Time-series, logs, metrics, event streams.
Multi-region or multi-tenant systems with heavy ingest.
Workloads where range scans on partition keys are normal.

The compaction trade-off

LSM’s strength (fast writes) comes with the cost of compaction:

Writes are sequential and fast.
But the system must periodically merge SSTables in the background.
That compaction reads and rewrites data many times over its life. This is “write amplification.”

In practice, an LSM may write the same byte to disk 5-20 times across its lifetime. The benefit is that the foreground write path stays fast and predictable.

This is also why LSM systems care a lot about disk durability rating (SSD endurance) — they write more.

A common confusion: “isn’t Postgres an LSM?”

No, Postgres is a B-tree-based MVCC database. New row versions are written in place, with a hidden transaction id (xmin/xmax). Old versions are cleaned up by vacuum.

People confuse it with LSM because both use write-ahead logs (WAL). WAL is a durability technique, not a storage structure. B-tree, LSM, and hash-based engines all use a WAL.

Which would I pick for the scenario

The teammate is choosing for “high-write.” A few clarifying questions:

What does the read pattern look like?
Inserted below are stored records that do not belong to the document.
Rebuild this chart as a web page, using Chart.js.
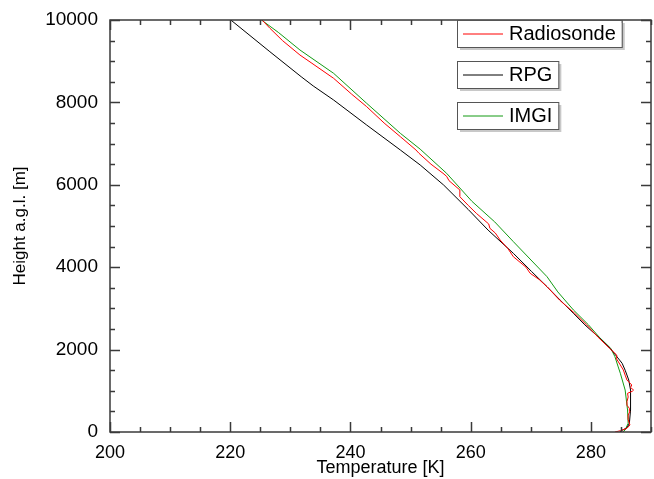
<!DOCTYPE html>
<html>
<head>
<meta charset="utf-8">
<script src="https://cdn.jsdelivr.net/npm/chart.js@4/dist/chart.umd.min.js"></script>
<style>
  html, body { margin: 0; padding: 0; background: #fff; }
  #wrap { width: 654px; height: 479px; }
</style>
</head>
<body>
<div id="wrap"><canvas id="profile" width="654" height="479"></canvas></div>
<script>
// tick labels
const xMajor = [200, 220, 240, 260, 280];
const yMajor = [0, 2000, 4000, 6000, 8000, 10000];

// Radiosonde (red)
const sondeHeight = [0, 30, 90, 170, 300, 413, 500, 575, 650, 735, 850, 939, 990, 1019, 1080, 1141, 1262, 1380, 1505, 1650, 1789, 1869, 2032, 2300, 2600, 2881, 3200, 3527, 3700, 3852, 4000, 4255, 4450, 4660, 4830, 4944, 5050, 5300, 5500, 5711, 5874, 6100, 6205, 6279, 6500, 6765, 6845, 7168, 7500, 7896, 8200, 8585, 8949, 9150, 9500, 9800, 10000];
const sondeTemp = [284.0, 284.9, 286.0, 286.5, 286.2, 286.2, 286.5, 286.4, 286.0, 286.0, 286.2, 286.1, 286.9, 287.1, 286.6, 286.8, 286.0, 285.7, 285.4, 284.8, 284.2, 284.3, 283.1, 281.2, 279.3, 277.3, 274.8, 272.7, 271.4, 269.9, 269.2, 267.1, 266.2, 264.9, 264.1, 263.2, 263.0, 261.0, 259.6, 258.2, 258.2, 256.4, 256.0, 255.4, 253.4, 251.4, 250.9, 248.3, 245.6, 242.7, 240.2, 237.2, 233.6, 231.6, 228.7, 226.6, 225.3];

// RPG (black)
const rpgHeight = [0, 50, 100, 211, 534, 1019, 1262, 1500, 1667, 1869, 2032, 2300, 2600, 2881, 3200, 3527, 3900, 4337, 4900, 5400, 5995, 6481, 6845, 7451, 8058, 8400, 8624, 9230, 10000];
const rpgTemp = [284.8, 285.3, 286.0, 286.4, 286.6, 286.6, 286.3, 285.7, 285.2, 284.1, 283.2, 281.3, 279.0, 277.1, 274.9, 272.7, 270.1, 267.1, 262.9, 259.6, 255.5, 251.6, 248.3, 242.7, 237.2, 233.8, 231.8, 226.6, 220.1];

// IMGI (green)
const imgiHeight = [0, 50, 211, 534, 1019, 1425, 1600, 1828, 2032, 2300, 2600, 2961, 3400, 3770, 4620, 5100, 5600, 6279, 6865, 7250, 7978, 8706, 9272, 9700, 10000];
const imgiTemp = [285.3, 285.7, 286.2, 286.1, 285.7, 284.9, 284.5, 284.0, 283.3, 281.4, 279.6, 277.1, 274.5, 272.7, 267.1, 264.0, 260.2, 256.0, 251.6, 248.3, 242.7, 237.2, 231.6, 228.0, 225.2];

const toPoints = (temps, heights) => temps.map((t, i) => ({ x: t, y: heights[i] }));

const FONT = '"Liberation Sans", Arial, sans-serif';

// frame with inward ticks on all four sides
const framePlugin = {
  id: 'frame',
  afterDatasetsDraw(chart) {
    const { ctx, chartArea: { left, right, top, bottom }, scales: { x, y } } = chart;
    ctx.save();
    ctx.strokeStyle = '#3a3a3a';
    ctx.lineWidth = 1.5;
    ctx.strokeRect(left, top, right - left, bottom - top);
    ctx.beginPath();
    x.ticks.forEach(t => {
      const px = Math.round(x.getPixelForValue(t.value)) + 0.5;
      const len = t.value % 20 === 0 ? 10 : 5;
      ctx.moveTo(px, bottom); ctx.lineTo(px, bottom - len);
      ctx.moveTo(px, top); ctx.lineTo(px, top + len);
    });
    y.ticks.forEach(t => {
      const py = Math.round(y.getPixelForValue(t.value)) + 0.5;
      const len = t.value % 2000 === 0 ? 10 : 5;
      ctx.moveTo(left, py); ctx.lineTo(left + len, py);
      ctx.moveTo(right, py); ctx.lineTo(right - len, py);
    });
    ctx.stroke();
    ctx.restore();
  }
};

// separate boxed legend entries with a drop shadow
const boxLegend = {
  id: 'boxLegend',
  afterDraw(chart) {
    const { ctx } = chart;
    ctx.save();
    ctx.font = '20px ' + FONT;
    ctx.textBaseline = 'middle';
    chart.data.datasets.forEach((ds, i) => {
      const bx = 457, by = 20 + i * 41, bh = 27;
      const bw = 52 + ctx.measureText(ds.label).width + 6;
      ctx.fillStyle = '#c8c8c8';
      ctx.fillRect(bx + 3, by + 3, bw, bh);
      ctx.fillStyle = '#fff';
      ctx.fillRect(bx, by, bw, bh);
      ctx.strokeStyle = '#555';
      ctx.lineWidth = 1;
      ctx.strokeRect(bx + 0.5, by + 0.5, bw, bh);
      ctx.strokeStyle = ds.borderColor;
      ctx.beginPath();
      ctx.moveTo(bx + 6, by + bh / 2 + 0.5);
      ctx.lineTo(bx + 46, by + bh / 2 + 0.5);
      ctx.stroke();
      ctx.fillStyle = '#000';
      ctx.fillText(ds.label, bx + 52, by + bh / 2 + 1);
    });
    ctx.restore();
  }
};

new Chart(document.getElementById('profile'), {
  type: 'scatter',
  data: {
    datasets: [
      { label: 'Radiosonde', data: toPoints(sondeTemp, sondeHeight), borderColor: '#ff0000' },
      { label: 'RPG', data: toPoints(rpgTemp, rpgHeight), borderColor: '#000000' },
      { label: 'IMGI', data: toPoints(imgiTemp, imgiHeight), borderColor: '#129a12' }
    ].map(d => Object.assign(d, { showLine: true, pointRadius: 0, borderWidth: 1, tension: 0 }))
  },
  options: {
    responsive: false,
    animation: false,
    layout: { padding: { top: 20, right: 3, left: 0, bottom: 0 } },
    plugins: { legend: { display: false }, tooltip: { enabled: false } },
    scales: {
      x: {
        type: 'linear',
        min: 200,
        max: 290,
        grid: { display: false },
        border: { display: false },
        afterFit: s => { s.height = 47; },
        ticks: {
          stepSize: 5,
          autoSkip: false,
          maxRotation: 0,
          padding: 2,
          color: '#000',
          font: { family: FONT, size: 18 },
          callback: v => xMajor.includes(v) ? String(v) : ''
        },
        title: {
          display: true,
          text: 'Temperature [K]',
          color: '#000',
          font: { family: FONT, size: 18 },
          padding: { top: 0, bottom: 0 }
        }
      },
      y: {
        min: 0,
        max: 10000,
        grid: { display: false },
        border: { display: false },
        afterFit: s => { s.width = 110; },
        ticks: {
          stepSize: 500,
          autoSkip: false,
          padding: 4,
          color: '#000',
          font: { family: FONT, size: 19 },
          callback: v => yMajor.includes(v) ? String(v) : ''
        },
        title: {
          display: true,
          text: 'Height a.g.l. [m]',
          color: '#000',
          font: { family: FONT, size: 17 },
          padding: { top: 10, bottom: 0 }
        }
      }
    }
  },
  plugins: [framePlugin, boxLegend]
});
</script>
</body>
</html>
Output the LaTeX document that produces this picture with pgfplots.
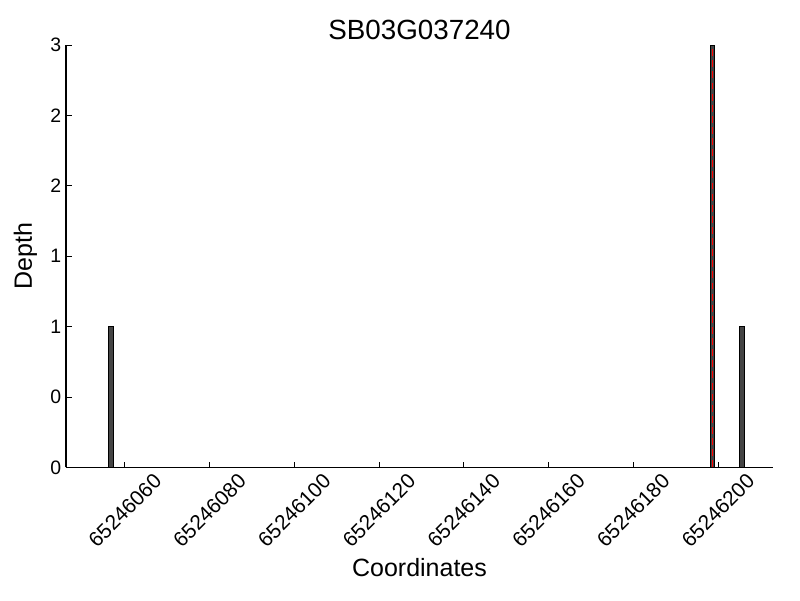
\documentclass[border=0pt]{standalone}
\usepackage{pgfplots}
\pgfplotsset{compat=1.18}
\usepackage{fontspec}
\setmainfont{Liberation Sans}
\definecolor{bargray}{HTML}{444444}
\begin{document}
\begin{tikzpicture}
% x values are offsets from 65246000
\begin{axis}[
    at={(0,0)}, anchor=south west,
    scale only axis,
    width=509pt, height=304pt,
    xmin=46.1, xmax=213,
    ymin=0, ymax=3,
    axis x line*=bottom,
    axis y line*=left,
    axis line style={-, line width=0.8pt},
    tick align=inside,
    major tick length=4pt,
    tick style={black, line width=0.6pt},
    xtick={60,80,100,120,140,160,180,200},
    xticklabels={65246060,65246080,65246100,65246120,65246140,65246160,65246180,65246200},
    ytick={0,0.5,1,1.5,2,2.5,3},
    yticklabels={0,0,1,1,2,2,3},
    x tick label style={yshift=-31pt, rotate=45, anchor=center, font=\fontsize{15}{17}\selectfont},
    y tick label style={font=\fontsize{14}{16}\selectfont},
    /pgf/number format/assume math mode=true,
    title={SB03G037240},
    title style={at={(axis description cs:0.5,1)}, anchor=south, yshift=-6pt, font=\fontsize{20}{22}\selectfont},
    xlabel={Coordinates},
    ylabel={Depth},
    every axis x label/.style={at={(axis description cs:0.5,0)}, anchor=north, yshift=-62pt, font=\fontsize{18}{20}\selectfont},
    every axis y label/.style={at={(axis description cs:-0.034,0.5)}, rotate=90, anchor=south, font=\fontsize{18}{20}\selectfont},
    clip=false,
]
\addplot[ybar, bar width=1.1, fill=bargray, draw=black, line width=0.5pt] coordinates {
    (56.7,1) (198.7,3) (205.7,1)
};
\addplot[red, line width=1.3pt, dash pattern=on 5pt off 3pt] coordinates {
    (198.7,0) (198.7,3)
};
\end{axis}
\path (-47.5pt,-95.8pt) rectangle (528.4pt,336.4pt);
\end{tikzpicture}
\end{document}
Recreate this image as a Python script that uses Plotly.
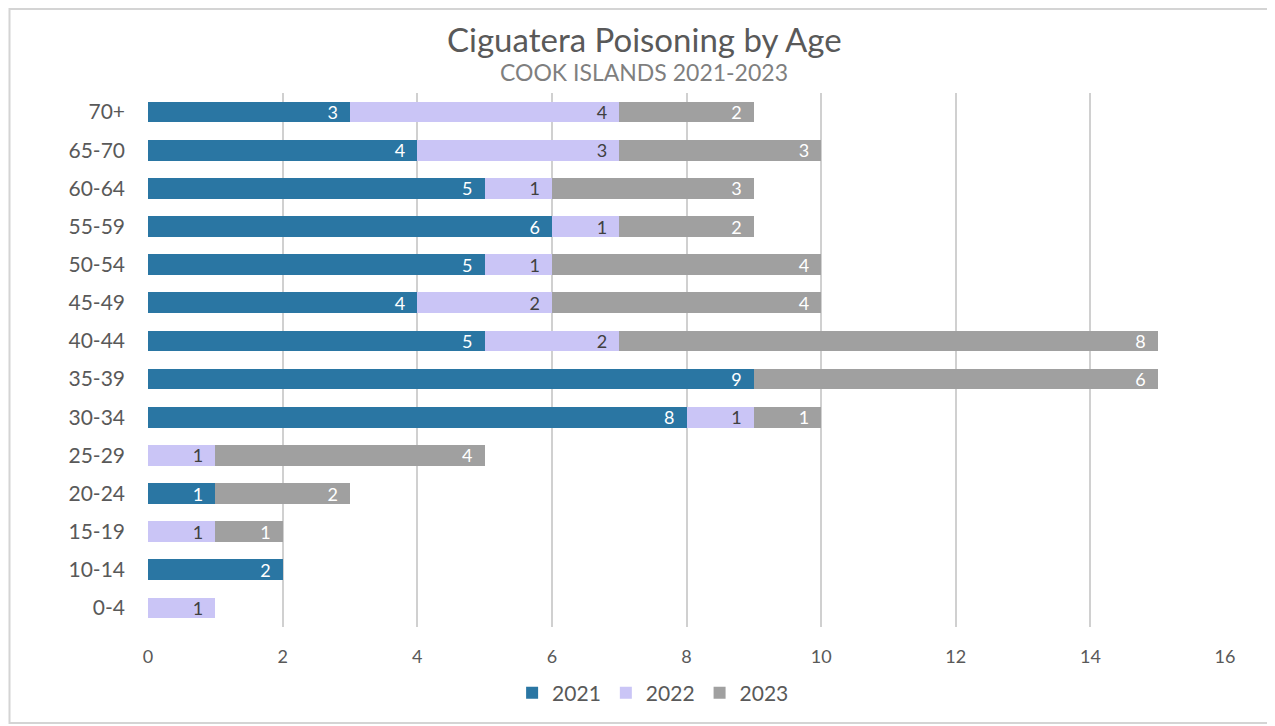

Random key lookups, or scans?
Is there a need for SQL joins?
How critical is sub-millisecond read latency?

Recommendation matrix:

If they need …	Pick
SQL, transactions, joins, plus moderate write rate	Postgres / MySQL
Massive write throughput, multi-region, simple queries	Cassandra / Scylla
KV store with predictable latency, embeddable	RocksDB / LevelDB
Time-series with cheap retention	Specialized TSDB (which use LSM under the hood)

“High-write” alone is not enough. Read shape and consistency needs decide.

Common mistakes interviewers want you to name

Picking LSM for SQL workloads. Joins on LSM stores are awkward.
Hash indexes for range queries. Doesn’t work, period.
Ignoring write amplification. SSDs wear out faster on LSM-heavy workloads.
Assuming “NoSQL is faster.” Depends entirely on the workload.
Treating these as exclusive. Many databases let you choose an index type per table or column.

Bonus follow-up the interviewer might throw

“What about LSM-tree systems that also support SQL, like ScyllaDB or CockroachDB?”

They exist and they work. ScyllaDB and Cassandra speak SQL-ish (CQL) but with restrictions. CockroachDB and TiDB layer a SQL engine on top of an LSM key-value store (RocksDB or similar). They give you SQL + horizontal scalability + LSM write throughput, but the joins and transactions still have constraints. For most teams, a Postgres replica plus a separate Cassandra for the write-heavy part is simpler than running a brand new distributed SQL system.